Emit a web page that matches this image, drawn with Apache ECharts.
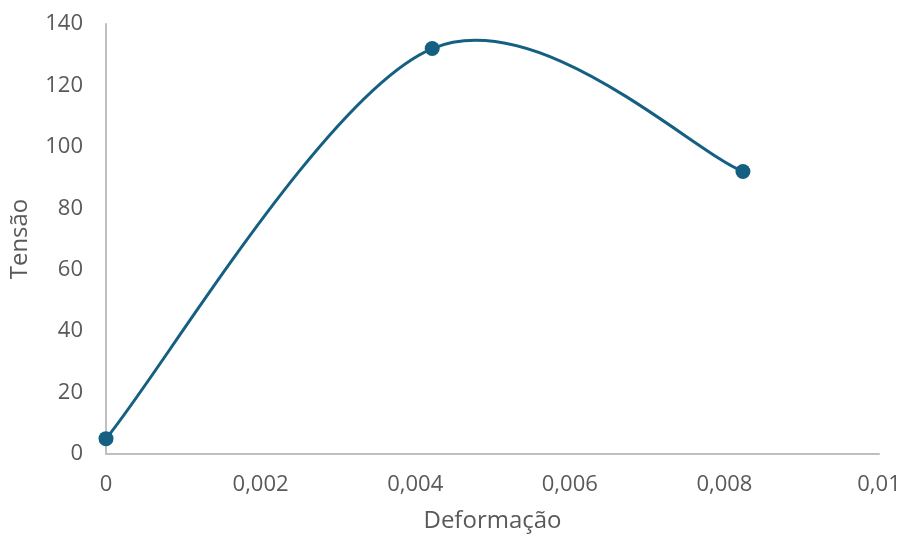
<!DOCTYPE html>
<html>
<head>
<meta charset="utf-8">
<script src="https://cdn.jsdelivr.net/npm/echarts@6/dist/echarts.min.js"></script>
<style>
html,body{margin:0;padding:0;background:#fff;}
#chart{width:903px;height:538px;}
</style>
</head>
<body>
<div id="chart"></div>
<script>
// Data
var deformacao = [0, 0.00422, 0.00824];
var tensao = [5, 132, 92];
var xTicks = [0, 0.002, 0.004, 0.006, 0.008, 0.01];
var yTicks = [0, 20, 40, 60, 80, 100, 120, 140];
var xTitle = 'Deformação';
var yTitle = 'Tensão';

var points = deformacao.map(function (x, i) { return [x, tensao[i]]; });

var LINE_COLOR = '#156082';
var TEXT_COLOR = '#595959';
var AXIS_COLOR = '#bfbfbf';
var FONT = '"Open Sans", sans-serif';

function fmt(v) {
  return String(Number(v.toFixed(4))).replace('.', ',');
}

// Excel-style smoothed segment between point i and i+1
function renderSegment(params, api) {
  var i = params.dataIndexInside;
  var n = params.dataInsideLength;
  if (i >= n - 1) return null;
  function pt(k) {
    k = Math.max(0, Math.min(n - 1, k));
    return api.coord([api.value(0, k), api.value(1, k)]);
  }
  var p0 = pt(i - 1), p1 = pt(i), p2 = pt(i + 1), p3 = pt(i + 2);
  var t = 1 / 6;
  return {
    type: 'bezierCurve',
    shape: {
      x1: p1[0], y1: p1[1],
      x2: p2[0], y2: p2[1],
      cpx1: p1[0] + (p2[0] - p0[0]) * t,
      cpy1: p1[1] + (p2[1] - p0[1]) * t,
      cpx2: p2[0] - (p3[0] - p1[0]) * t,
      cpy2: p2[1] - (p3[1] - p1[1]) * t
    },
    style: { stroke: LINE_COLOR, fill: null, lineWidth: 3 }
  };
}

var chart = echarts.init(document.getElementById('chart'), null, { renderer: 'canvas' });
chart.setOption({
  animation: false,
  backgroundColor: '#ffffff',
  textStyle: { fontFamily: FONT },
  grid: { left: 106, right: 24, top: 24, bottom: 84, containLabel: false, outerBoundsMode: 'none' },
  xAxis: {
    type: 'value',
    min: xTicks[0],
    max: xTicks[xTicks.length - 1],
    interval: xTicks[1] - xTicks[0],
    name: xTitle,
    nameLocation: 'middle',
    nameGap: 55,
    nameTextStyle: { color: TEXT_COLOR, fontSize: 24, fontFamily: FONT },
    axisLine: { show: true, lineStyle: { color: AXIS_COLOR, width: 2 } },
    axisTick: { show: false },
    splitLine: { show: false },
    axisLabel: { color: TEXT_COLOR, fontSize: 22, fontFamily: FONT, margin: 20, formatter: fmt }
  },
  yAxis: {
    type: 'value',
    min: yTicks[0],
    max: yTicks[yTicks.length - 1],
    interval: yTicks[1] - yTicks[0],
    name: yTitle,
    nameLocation: 'middle',
    nameGap: 74,
    nameRotate: 90,
    nameTextStyle: { color: TEXT_COLOR, fontSize: 24, fontFamily: FONT },
    axisLine: { show: true, lineStyle: { color: AXIS_COLOR, width: 2 } },
    axisTick: { show: false },
    splitLine: { show: false },
    axisLabel: { color: TEXT_COLOR, fontSize: 22, fontFamily: FONT, margin: 23 }
  },
  series: [
    {
      type: 'custom',
      data: points,
      renderItem: renderSegment,
      encode: { x: 0, y: 1 },
      z: 2,
      silent: true
    },
    {
      type: 'scatter',
      data: points,
      symbol: 'circle',
      symbolSize: 15,
      itemStyle: { color: LINE_COLOR, opacity: 1 },
      z: 3
    }
  ]
});
</script>
</body>
</html>
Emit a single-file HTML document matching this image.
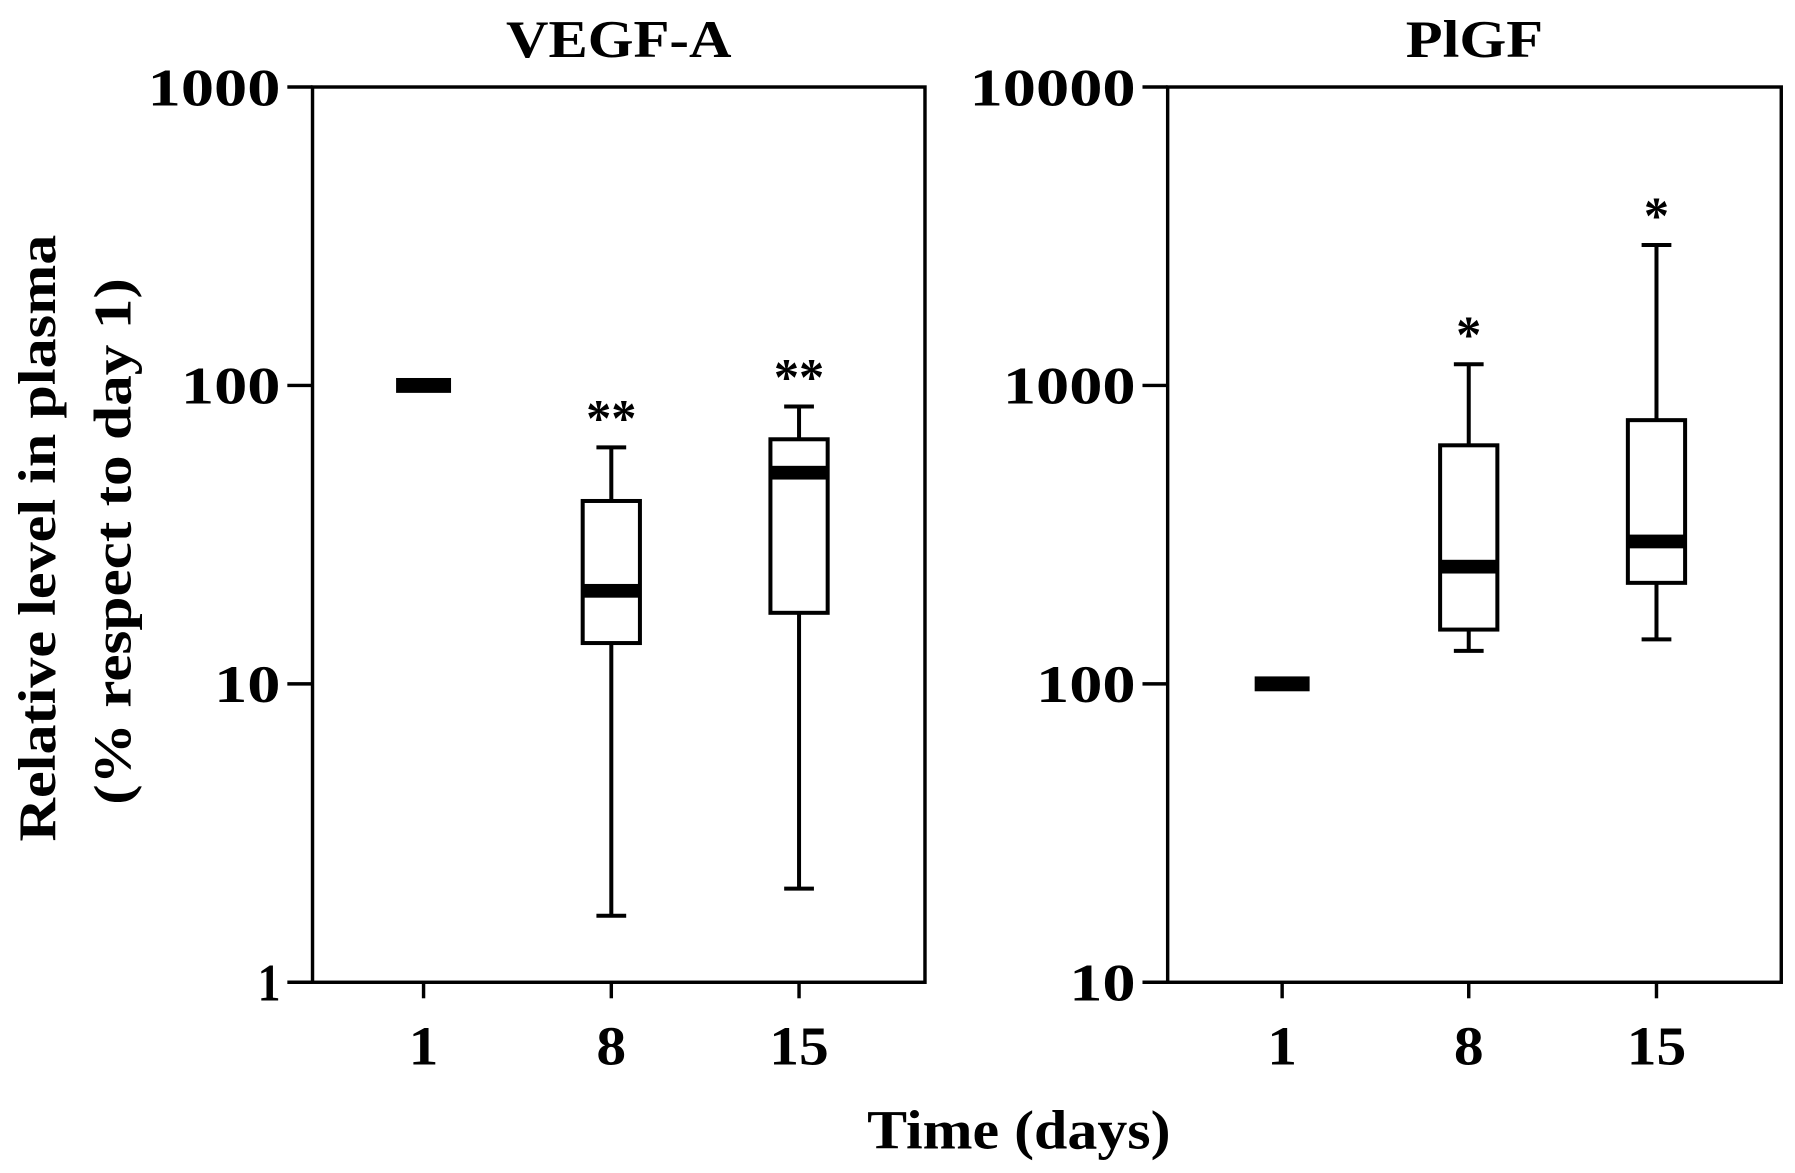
<!DOCTYPE html>
<html><head><meta charset="utf-8"><style>
html,body{margin:0;padding:0;background:#fff}
svg{display:block}
text{font-family:"Liberation Serif",serif;font-weight:bold;fill:#000}
</style></head><body>
<svg id="chart" width="1795" height="1173" viewBox="0 0 1568 1024.6" preserveAspectRatio="none" xmlns="http://www.w3.org/2000/svg">
<g id="root"></g>
</svg>
<script>
const categories = ["1", "8", "15"];
const vegfTicks = [1, 10, 100, 1000];
const vegfMin = [100, 1.67, 2.06];
const vegfQ1 = [100, 13.7, 17.3];
const vegfMedian = [100, 20.5, 51];
const vegfQ3 = [100, 41, 66];
const vegfMax = [100, 62, 85];
const vegfSig = ["", "**", "**"];
const plgfTicks = [10, 100, 1000, 10000];
const plgfMin = [100, 129, 141];
const plgfQ1 = [100, 152, 218];
const plgfMedian = [100, 247, 300];
const plgfQ3 = [100, 630, 765];
const plgfMax = [100, 1178, 2955];
const plgfSig = ["", "*", "*"];

const NS = "http://www.w3.org/2000/svg";
const root = document.getElementById('root');
function mk(tag, attrs, parent, txt) {
  const e = document.createElementNS(NS, tag);
  for (const k in attrs) e.setAttribute(k, attrs[k]);
  if (txt !== undefined) e.textContent = txt;
  (parent || root).appendChild(e);
  return e;
}
function digitW(s) { return s.length === 1 ? (s === '1' ? 20 : 26) : s.length * 29; }

function panel(opt) {
  const g = mk('g', {});
  
  
  const {x0, x1, y0, y1, lo, hi} = opt;
  const yS = v => y1 - (Math.log10(v) - Math.log10(lo)) / (Math.log10(hi) - Math.log10(lo)) * (y1 - y0);
  const xS = i => opt.cx[i];
  const frame = mk('rect', {x: x0, y: y0, width: x1 - x0, height: y1 - y0, fill: 'none', stroke: '#000', 'stroke-width': 3}, g);
  
  
  const t = mk('text', {x: (x0 + x1) / 2, y: 50, 'text-anchor': 'middle', 'font-size': 46, textLength: opt.titleW, lengthAdjust: 'spacingAndGlyphs'}, g, opt.title);
  
  
  opt.ticks.forEach(v => {
    const y = yS(v);
    mk('line', {x1: x0 - 22, x2: x0, y1: y, y2: y, stroke: '#000', 'stroke-width': 3}, g);
    const s = String(v);
    const l = mk('text', {x: x0 - 28, y: y + 16, 'text-anchor': 'end', 'font-size': 46, textLength: digitW(s), lengthAdjust: 'spacingAndGlyphs'}, g, s);
    
    
  });
  categories.forEach((c, i) => {
    const x = xS(i);
    mk('line', {x1: x, x2: x, y1: y1, y2: y1 + 14, stroke: '#000', 'stroke-width': 3}, g);
    const l = mk('text', {x: x, y: y1 + 72, 'text-anchor': 'middle', 'font-size': 48, textLength: c.length * 26, lengthAdjust: 'spacingAndGlyphs'}, g, c);
    
    
    const bg = mk('g', {}, g);
    
    
    if (i === 0) {
      const b = mk('rect', {x: x - 24, y: yS(opt.med[i]) - 6.5, width: 48, height: 13, fill: '#000'}, bg);
      
      
      return;
    }
    const hw = 25;
    mk('line', {x1: x, x2: x, y1: yS(opt.max[i]), y2: yS(opt.q3[i]), stroke: '#000', 'stroke-width': 3.5}, bg);
    mk('line', {x1: x, x2: x, y1: yS(opt.q1[i]), y2: yS(opt.min[i]), stroke: '#000', 'stroke-width': 3.5}, bg);
    mk('line', {x1: x - 13, x2: x + 13, y1: yS(opt.max[i]), y2: yS(opt.max[i]), stroke: '#000', 'stroke-width': 3.5}, bg);
    mk('line', {x1: x - 13, x2: x + 13, y1: yS(opt.min[i]), y2: yS(opt.min[i]), stroke: '#000', 'stroke-width': 3.5}, bg);
    mk('rect', {x: x - hw, y: yS(opt.q3[i]), width: 2 * hw, height: yS(opt.q1[i]) - yS(opt.q3[i]), fill: '#fff', stroke: '#000', 'stroke-width': 3.5}, bg);
    mk('rect', {x: x - hw, y: yS(opt.med[i]) - 6, width: 2 * hw, height: 12, fill: '#000'}, bg);
    const s = mk('text', {x: x, y: yS(opt.max[i]) - 10, 'text-anchor': 'middle', 'font-size': 46, 'font-weight': 'normal', 'font-family': 'Liberation Sans, sans-serif', textLength: opt.sig[i].length * 22, lengthAdjust: 'spacingAndGlyphs'}, bg, opt.sig[i]);
    
    
  });
}

panel({name: 'vegf-a', title: 'VEGF-A', titleW: 197, x0: 273, x1: 808, y0: 76, y1: 858, lo: 1, hi: 1000,
  cx: [370, 534, 698], ticks: vegfTicks, min: vegfMin, q1: vegfQ1, med: vegfMedian, q3: vegfQ3, max: vegfMax, sig: vegfSig});
panel({name: 'plgf', title: 'PlGF', titleW: 120, x0: 1020, x1: 1556, y0: 76, y1: 858, lo: 10, hi: 10000,
  cx: [1120, 1283, 1447], ticks: plgfTicks, min: plgfMin, q1: plgfQ1, med: plgfMedian, q3: plgfQ3, max: plgfMax, sig: plgfSig});

const xl = mk('text', {x: 890, y: 1003, 'text-anchor': 'middle', 'font-size': 48, textLength: 265, lengthAdjust: 'spacingAndGlyphs'}, root, 'Time (days)');


const yl1 = mk('text', {transform: 'translate(48,470) rotate(-90)', 'text-anchor': 'middle', 'font-size': 46, textLength: 530, lengthAdjust: 'spacingAndGlyphs'}, root, 'Relative level in plasma');


const yl2 = mk('text', {transform: 'translate(114,473) rotate(-90)', 'text-anchor': 'middle', 'font-size': 46, textLength: 460, lengthAdjust: 'spacingAndGlyphs'}, root, '(% respect to day 1)');


</script>
</body></html>
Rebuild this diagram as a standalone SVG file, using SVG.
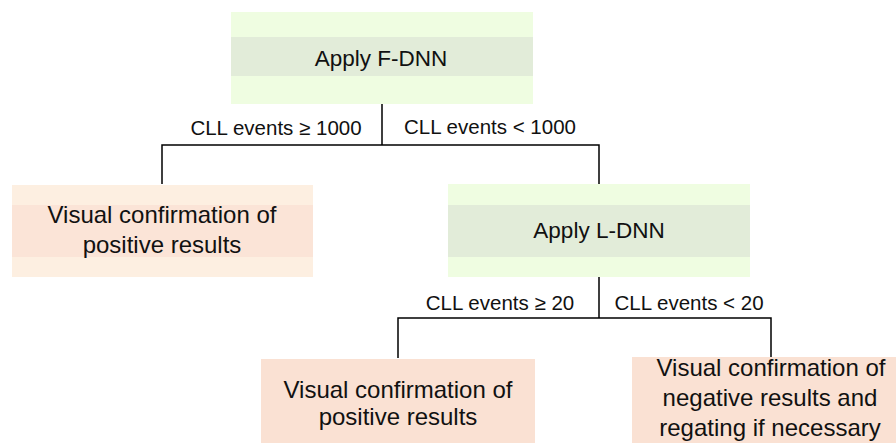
<svg xmlns="http://www.w3.org/2000/svg" width="896" height="443" viewBox="0 0 896 443">
<style>
text{font-family:"Liberation Sans",Arial,sans-serif;fill:#111;text-anchor:middle}
.lbl{font-size:20.5px}
.big{font-size:24px}
.app{font-size:22.5px}
.g-out{fill:#effde1}
.g-band{fill:#e2ecd9}
.p-out{fill:#fdefe1}
.p-band{fill:#fbe4d7}
.p-solid{fill:#fae1d3}
.conn{fill:none;stroke:#000;stroke-width:1.5}
</style>
<rect width="896" height="443" fill="#fff"/>
<g id="connectors">
<path class="conn" d="M382 104V145M162 184V145H599V184"/>
<path class="conn" d="M599 277V318M398 358V318H771V357"/>
</g>
<g id="labels">
<text class="lbl" x="276" y="135">CLL events ≥ 1000</text>
<text class="lbl" x="490" y="134">CLL events &lt; 1000</text>
<text class="lbl" x="500" y="310">CLL events ≥ 20</text>
<text class="lbl" x="689" y="310">CLL events &lt; 20</text>
</g>
<g id="node-fdnn">
<rect class="g-out" x="231" y="12" width="302" height="92"/>
<rect class="g-band" x="231" y="37" width="302" height="39"/>
<text class="app" x="381" y="66">Apply F-DNN</text>
</g>
<g id="node-pos1">
<rect class="p-out" x="12" y="185" width="301" height="92"/>
<rect class="p-band" x="12" y="205" width="301" height="52"/>
<text class="big" x="162" y="223">Visual confirmation of</text>
<text class="big" x="162" y="253">positive results</text>
</g>
<g id="node-ldnn">
<rect class="g-out" x="448" y="184" width="302" height="93"/>
<rect class="g-band" x="448" y="205" width="302" height="52"/>
<text class="app" x="599" y="238">Apply L-DNN</text>
</g>
<g id="node-pos2">
<rect class="p-solid" x="261" y="359" width="274" height="84"/>
<text class="big" x="398" y="398">Visual confirmation of</text>
<text class="big" x="398" y="425">positive results</text>
</g>
<g id="node-neg">
<rect class="p-solid" x="632" y="357" width="264" height="86"/>
<text class="big" x="771" y="376">Visual confirmation of</text>
<text class="big" x="770" y="406">negative results and</text>
<text class="big" x="770" y="436">regating if necessary</text>
</g>
</svg>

* * *

### Problem statement
Keep only the lines that hold the string "this", and copy them out.

### Task answer
Emit a web page that matches this image, drawn with Apache ECharts.
Emit a single-file HTML document matching this image.
Rebuild this diagram as a standalone SVG file, using SVG.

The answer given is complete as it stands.